由于 FPN and Focal Loss 的出现。 anchor-free detectors 是没有预设的 anchors，直接找到对象。

anchor-free detectors 有哪两种？

keypoint-based methods：first locate several pre-defined or self-learned keypoints and then bound the spatial extent of objects.
center-based methods： use the center point or region of objects to define positives and then predict the four distances from positives to the object boundary.

anchor-free detectors 的好处？

消除与 anchor 相关的超参数
达到 anchor-based 相似的性能
这二个好处使得 anchor free detectors 在泛化能力上更有潜力

两种 anchor-free detectors 有什么区别？哪个和 anchor-based 的方法更近？

keypoint-based methods follow the standard keypoint estimation pipeline that is different from anchor-based detectors.

center-based detectors are similar to anchorbased detectors, which treat points as preset samples instead of anchor boxes.

the one-stage anchor-based detector RetinaNet and the center-based anchor-free detector FCOS 有什么不同？

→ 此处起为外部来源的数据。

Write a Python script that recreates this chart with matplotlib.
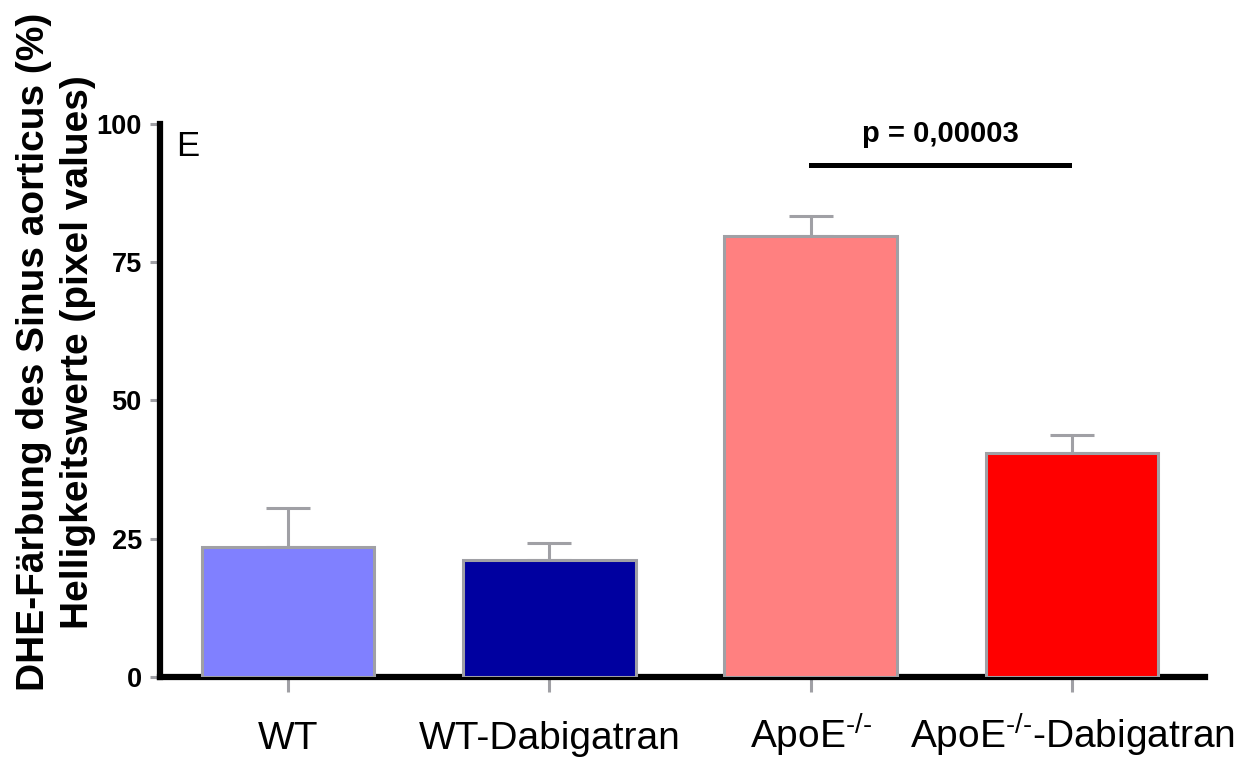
import matplotlib.pyplot as plt
import numpy as np

plt.rcParams['font.family'] = ['Liberation Sans', 'DejaVu Sans']
plt.rcParams['mathtext.fontset'] = 'custom'
plt.rcParams['mathtext.rm'] = 'Liberation Sans'
plt.rcParams['mathtext.it'] = 'Liberation Sans'
plt.rcParams['mathtext.bf'] = 'Liberation Sans:bold'

groups = ["WT", "WT-Dabigatran", r"ApoE$^{\text{-/-}}$", r"ApoE$^{\text{-/-}}$-Dabigatran"]
means = [23.5, 21.2, 79.7, 40.5]
sem = [7.1, 3.0, 3.7, 3.3]
colors = ["#8080ff", "#0000a0", "#ff8080", "#ff0000"]
y_ticks = [0, 25, 50, 75, 100]
p_label = "p = 0,00003"
p_height = 92.5

grey = "#a0a0a5"

fig = plt.figure(figsize=(12.49, 7.63), dpi=100)
ax = fig.add_axes([0.128, 0.113, 0.837, 0.7245])

x = np.arange(len(groups))
ax.bar(x, means, width=0.66, color=colors, edgecolor=grey, linewidth=2.2, zorder=3)
ax.errorbar(x, means, yerr=[np.zeros(len(sem)), sem], fmt="none", ecolor=grey,
            elinewidth=2.2, capsize=16, capthick=2.2, zorder=2)

ax.set_xlim(-0.49, 3.51)
ax.set_ylim(0, 100)
ax.set_yticks(y_ticks)
ax.set_xticks(x)
ax.set_xticklabels(groups, fontsize=28)
for lab in ax.get_xticklabels():
    lab.set_verticalalignment("baseline")
for lab in ax.get_yticklabels():
    lab.set_fontweight("bold")
    lab.set_fontsize(19.5)

for s in ["top", "right"]:
    ax.spines[s].set_visible(False)
for s in ["left", "bottom"]:
    ax.spines[s].set_linewidth(4.5)
    ax.spines[s].set_color("black")

ax.tick_params(axis="y", length=7, width=2.2, color=grey, pad=6)
ax.tick_params(axis="x", length=11, width=2.2, color=grey, pad=41)

ax.set_ylabel("DHE-Färbung des Sinus aorticus (%)\nHelligkeitswerte (pixel values)",
              fontsize=28, fontweight="bold", linespacing=1.3)
ax.yaxis.set_label_coords(-0.061, 0.588)

ax.text(0.016, 0.99, "E", transform=ax.transAxes, fontsize=25, va="top", ha="left")

ax.plot([2, 2.99], [p_height, p_height], color="black", linewidth=3.6, clip_on=False)
ax.text(2.495, 98.2, p_label, ha="center", va="center", fontsize=21, fontweight="bold")

fig.savefig("out.png", dpi=100)
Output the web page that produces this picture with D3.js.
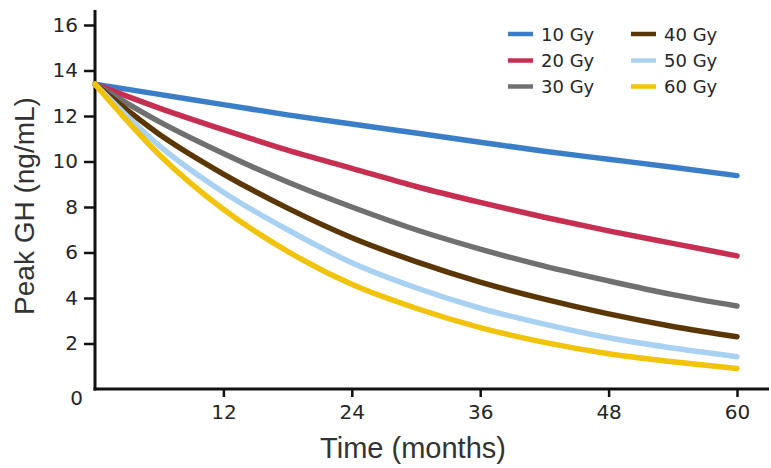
<!DOCTYPE html>
<html><head><meta charset="utf-8">
<script src="https://cdn.jsdelivr.net/npm/d3@7"></script>
<style>
html,body{margin:0;padding:0;background:#fff;}
text{font-family:"Liberation Sans",Arial,sans-serif;fill:#222;}
</style></head>
<body><svg id="c" width="771" height="468"></svg>
<script>
const months = [0, 6, 12, 18, 24, 30, 36, 42, 48, 54, 60];
const seriesNames = ["10 Gy", "20 Gy", "30 Gy", "40 Gy", "50 Gy", "60 Gy"];
const gy10 = [13.4, 12.95, 12.5, 12.05, 11.65, 11.25, 10.85, 10.45, 10.1, 9.75, 9.38];
const gy20 = [13.4, 12.35, 11.4, 10.5, 9.7, 8.9, 8.2, 7.55, 6.95, 6.4, 5.85];
const gy30 = [13.4, 11.75, 10.35, 9.1, 8.0, 7.0, 6.15, 5.4, 4.75, 4.15, 3.65];
const gy40 = [13.4, 11.2, 9.45, 7.95, 6.65, 5.6, 4.7, 3.95, 3.3, 2.75, 2.3];
const gy50 = [13.4, 10.7, 8.65, 7.0, 5.55, 4.45, 3.55, 2.85, 2.25, 1.8, 1.42];
const gy60 = [13.4, 10.3, 7.9, 6.05, 4.6, 3.55, 2.7, 2.05, 1.55, 1.2, 0.9];
const xTicks = [12, 24, 36, 48, 60];
const yTicks = [2, 4, 6, 8, 10, 12, 14, 16];
const colors = ["#3b7ec8", "#c62f52", "#707070", "#5b3707", "#a9d1f1", "#f1c30a"];

const tickFont = '"DejaVu Sans",Verdana,sans-serif';
const values = [gy10, gy20, gy30, gy40, gy50, gy60];
const svg = d3.select("#c");
const x = d3.scaleLinear().domain([0, 60]).range([95, 737]);
const y = d3.scaleLinear().domain([0, 16]).range([389, 25]);

// y axis
const yAxis = svg.append("g").attr("transform", `translate(${x(0)},0)`)
  .call(d3.axisLeft(y).tickValues(yTicks).tickSize(11).tickPadding(6).tickFormat(d3.format("d")));
yAxis.select(".domain").remove();
yAxis.selectAll(".tick line").attr("stroke", "#111").attr("stroke-width", 2.5);
yAxis.selectAll(".tick text").attr("font-size", 20).style("fill", "#262626")
  .style("font-family", tickFont);
svg.append("line").attr("x1", x(0)).attr("x2", x(0)).attr("y1", 10).attr("y2", y(0) + 1.5)
  .attr("stroke", "#111").attr("stroke-width", 3);

// x axis
const xAxis = svg.append("g").attr("transform", `translate(0,${y(0)})`)
  .call(d3.axisBottom(x).tickValues(xTicks).tickSize(8).tickPadding(8).tickFormat(d3.format("d")));
xAxis.select(".domain").remove();
xAxis.selectAll(".tick line").attr("stroke", "#111").attr("stroke-width", 2.5);
xAxis.selectAll(".tick text").attr("font-size", 20).style("fill", "#262626")
  .style("font-family", tickFont);
svg.append("line").attr("x1", x(0) - 1.5).attr("x2", 769).attr("y1", y(0)).attr("y2", y(0))
  .attr("stroke", "#111").attr("stroke-width", 3);

// origin label
svg.append("text").attr("x", 83).attr("y", y(0) + 16).attr("text-anchor", "end")
  .attr("font-size", 20).style("font-family", tickFont).style("fill", "#262626").text("0");

// titles
svg.append("text").attr("x", 413).attr("y", 458).attr("text-anchor", "middle")
  .attr("font-size", 29).style("fill", "#333").text("Time (months)");
svg.append("text").attr("transform", "translate(34,206) rotate(-90)").attr("text-anchor", "middle")
  .attr("font-size", 28).style("fill", "#333").text("Peak GH (ng/mL)");

// lines
const line = d3.line().x((d, i) => x(months[i])).y(d => y(d)).curve(d3.curveMonotoneX);
svg.append("g").selectAll("path").data(values).join("path")
  .attr("d", line).attr("fill", "none")
  .attr("stroke", (d, i) => colors[i]).attr("stroke-width", 5.5)
  .attr("stroke-linecap", "round").attr("stroke-linejoin", "round");

// legend
const leg = svg.append("g");
const lx = [508, 631], ly = [34, 60.5, 86.5];
seriesNames.forEach((name, i) => {
  const col = Math.floor(i / 3), row = i % 3;
  leg.append("line").attr("x1", lx[col]).attr("x2", lx[col] + 25)
    .attr("y1", ly[row]).attr("y2", ly[row]).attr("stroke", colors[i]).attr("stroke-width", 4.5);
  leg.append("text").attr("x", lx[col] + 33).attr("y", ly[row] + 6.5)
    .attr("font-size", 18).style("font-family", tickFont).style("fill", "#262626").text(name);
});
</script></body></html>
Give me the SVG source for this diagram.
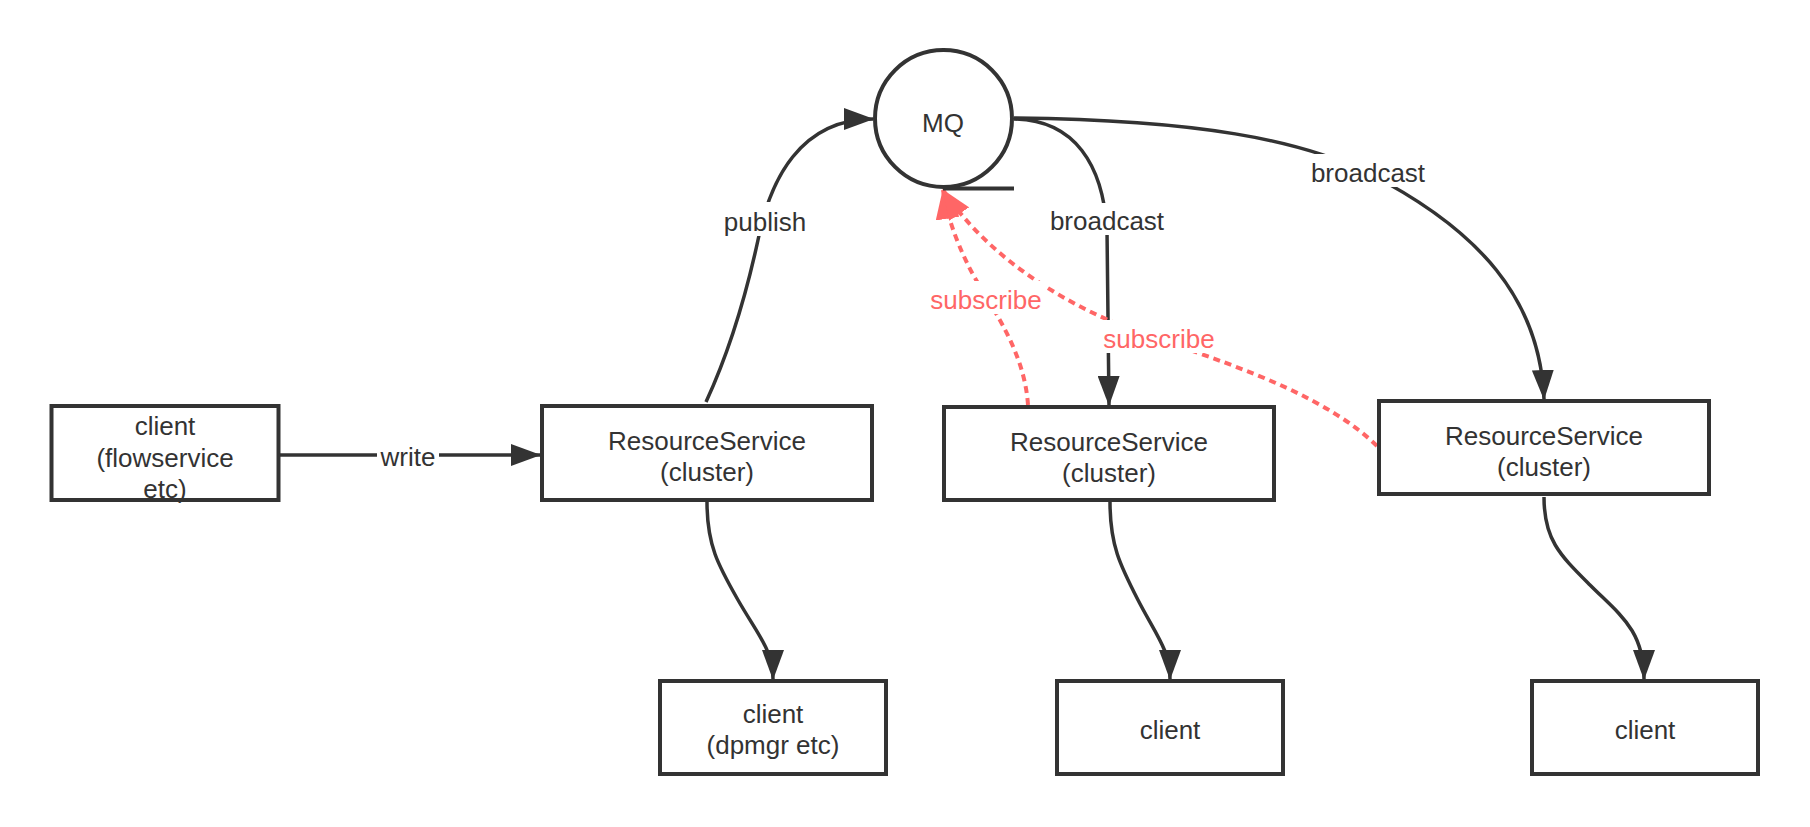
<svg xmlns="http://www.w3.org/2000/svg" width="1810" height="827" viewBox="0 0 1810 827">
<style>
.box{fill:#fff;stroke:#333;stroke-width:4}
.t{font-family:"Liberation Sans",Arial,sans-serif;font-size:26px;fill:#333;text-anchor:middle}
.edge{fill:none;stroke:#333;stroke-width:3.5}
.sub{fill:none;stroke:#ff6666;stroke-width:4;stroke-dasharray:7 5}
.lbg{fill:#fff}
.red{fill:#ff6666}
</style>
<defs>
<marker id="ah" markerUnits="userSpaceOnUse" viewBox="0 0 30 22" markerWidth="30" markerHeight="22" refX="29" refY="11" orient="auto">
<path d="M0,0 L30,11 L0,22 z" fill="#333"/>
</marker>
<marker id="ahr" markerUnits="userSpaceOnUse" viewBox="0 0 30 24" markerWidth="30" markerHeight="24" refX="29" refY="12" orient="auto">
<path d="M0,0 L30,12 L0,24 z" fill="#ff6666"/>
</marker>
</defs>
<rect width="1810" height="827" fill="#fff"/>

<g id="connectors">
<path class="edge" d="M280,455 L540,455" marker-end="url(#ah)"/>
<path class="edge" d="M706,402 C730,350 745,300 758,240 C770,180 800,119 873,119" marker-end="url(#ah)"/>
<path class="edge" d="M1014,119 C1075,120 1103,165 1107,230 L1109,405" marker-end="url(#ah)"/>
<path class="edge" d="M1014,118 C1200,120 1300,140 1368,173 C1480,230 1540,300 1544,399" marker-end="url(#ah)"/>
<path class="edge" d="M707,502 C707,545 718,565 738,600 C758,635 773,650 773,679" marker-end="url(#ah)"/>
<path class="edge" d="M1110,502 C1110,545 1120,565 1138,600 C1156,635 1170,650 1170,679" marker-end="url(#ah)"/>
<path class="edge" d="M1544,497 C1544,540 1560,555 1590,585 C1620,615 1644,630 1644,679" marker-end="url(#ah)"/>
<path class="sub" d="M1028,405 C1024,345 985,300 968,265 C955,238 947,215 943,190" marker-end="url(#ahr)"/>
<path class="sub" d="M1377,446 C1330,400 1250,370 1160,340 C1070,310 990,260 943,190" marker-end="url(#ahr)"/>

<rect class="lbg" x="377" y="442" width="62" height="28"/>
<text class="t" x="408" y="466">write</text>
<rect class="lbg" x="724" y="202" width="82" height="34"/>
<text class="t" x="765" y="231">publish</text>
<rect class="lbg" x="1045" y="203" width="124" height="32"/>
<text class="t" x="1107" y="230">broadcast</text>
<rect class="lbg" x="1306" y="154" width="124" height="33"/>
<text class="t" x="1368" y="182">broadcast</text>
<rect class="lbg" x="926" y="281" width="120" height="33"/>
<text class="t red" x="986" y="309">subscribe</text>
<rect class="lbg" x="1099" y="320" width="120" height="33"/>
<text class="t red" x="1159" y="348">subscribe</text>
</g>

<g id="mq">
<circle cx="943.5" cy="118.5" r="68.5" fill="#fff" stroke="#333" stroke-width="4"/>
<line x1="943" y1="188.5" x2="1014" y2="188.5" stroke="#333" stroke-width="4"/>
<text class="t" x="943" y="132">MQ</text>
</g>

<g id="client-flowservice">
<rect class="box" x="51.5" y="406" width="227" height="94"/>
<text class="t" x="165" y="435">client</text>
<text class="t" x="165" y="467">(flowservice</text>
<text class="t" x="165" y="498">etc)</text>
</g>

<g id="rs1">
<rect class="box" x="542" y="406" width="330" height="94"/>
<text class="t" x="707" y="450">ResourceService</text>
<text class="t" x="707" y="481">(cluster)</text>
</g>

<g id="rs2">
<rect class="box" x="944" y="407" width="330" height="93"/>
<text class="t" x="1109" y="451">ResourceService</text>
<text class="t" x="1109" y="482">(cluster)</text>
</g>

<g id="rs3">
<rect class="box" x="1379" y="401" width="330" height="93"/>
<text class="t" x="1544" y="445">ResourceService</text>
<text class="t" x="1544" y="476">(cluster)</text>
</g>

<g id="client-dpmgr">
<rect class="box" x="660" y="681" width="226" height="93"/>
<text class="t" x="773" y="723">client</text>
<text class="t" x="773" y="754">(dpmgr etc)</text>
</g>

<g id="client2">
<rect class="box" x="1057" y="681" width="226" height="93"/>
<text class="t" x="1170" y="739">client</text>
</g>

<g id="client3">
<rect class="box" x="1532" y="681" width="226" height="93"/>
<text class="t" x="1645" y="739">client</text>
</g>
</svg>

（1）The number of anchors tiled per location. RetinaNet tiles several anchor boxes per location, while FCOS tiles one anchor point1 per location.
（2）The definition of positive and negative samples. RetinaNet resorts to the Intersection over Union (IoU) for positives and negatives, while FCOS utilizes spatial and scale constraints to select samples.
（3）The regression starting status. RetinaNet regresses the object bounding box from the preset
anchor box, while FCOS locates the object from the anchor point.

RetinaNet 和 FCOS 两个性能好呢？

anchor-free FCOS 好于 anchor-based RetinaNe。

那么上述三个因素哪个导致其性能好呢？

实验表明（如果它们在训练过程中选择相同的正样本和负样本，无论从 a box 回归还是从 a point 回归，最终性能都没有明显的差距。），the definition of positive and negative training samples 导致了它们性能的差异。那么说明因素1和因素3 不重要，也就是 tiling multiple anchors per location on the image to detect objects is not necessary.（目标检测在每个位置不需要多个 anchors）

How to select positive and negative training samples？

提出了 a new Adaptive Training Sample Selection (ATSS) to automatically select positive and negative samples based on object characteristics.

使用 Adaptive Training Sample Selection (ATSS) 达到了什么性能？

不引入任何开销下，the MS COCO：AP 50.7%。

本文有啥贡献？

anchor-based and anchor-free detectors 的性能差异来自怎么选择训练时候的正负样本
ATSS 方法 according to statistical characteristics of object，选择训练时候的正负样本
一张图像的每个位置平铺多个 anchors 没用
MS COCO 实现 SOTA.

目标检测算法的分类有哪些？

CNN-based object detection：

anchor-based
- two-stage
- one-stage
anchor-free
- keypoint-based
- center-based

介绍下 Anchor-based 的 Two-stage 方法的 Faster R-CNN？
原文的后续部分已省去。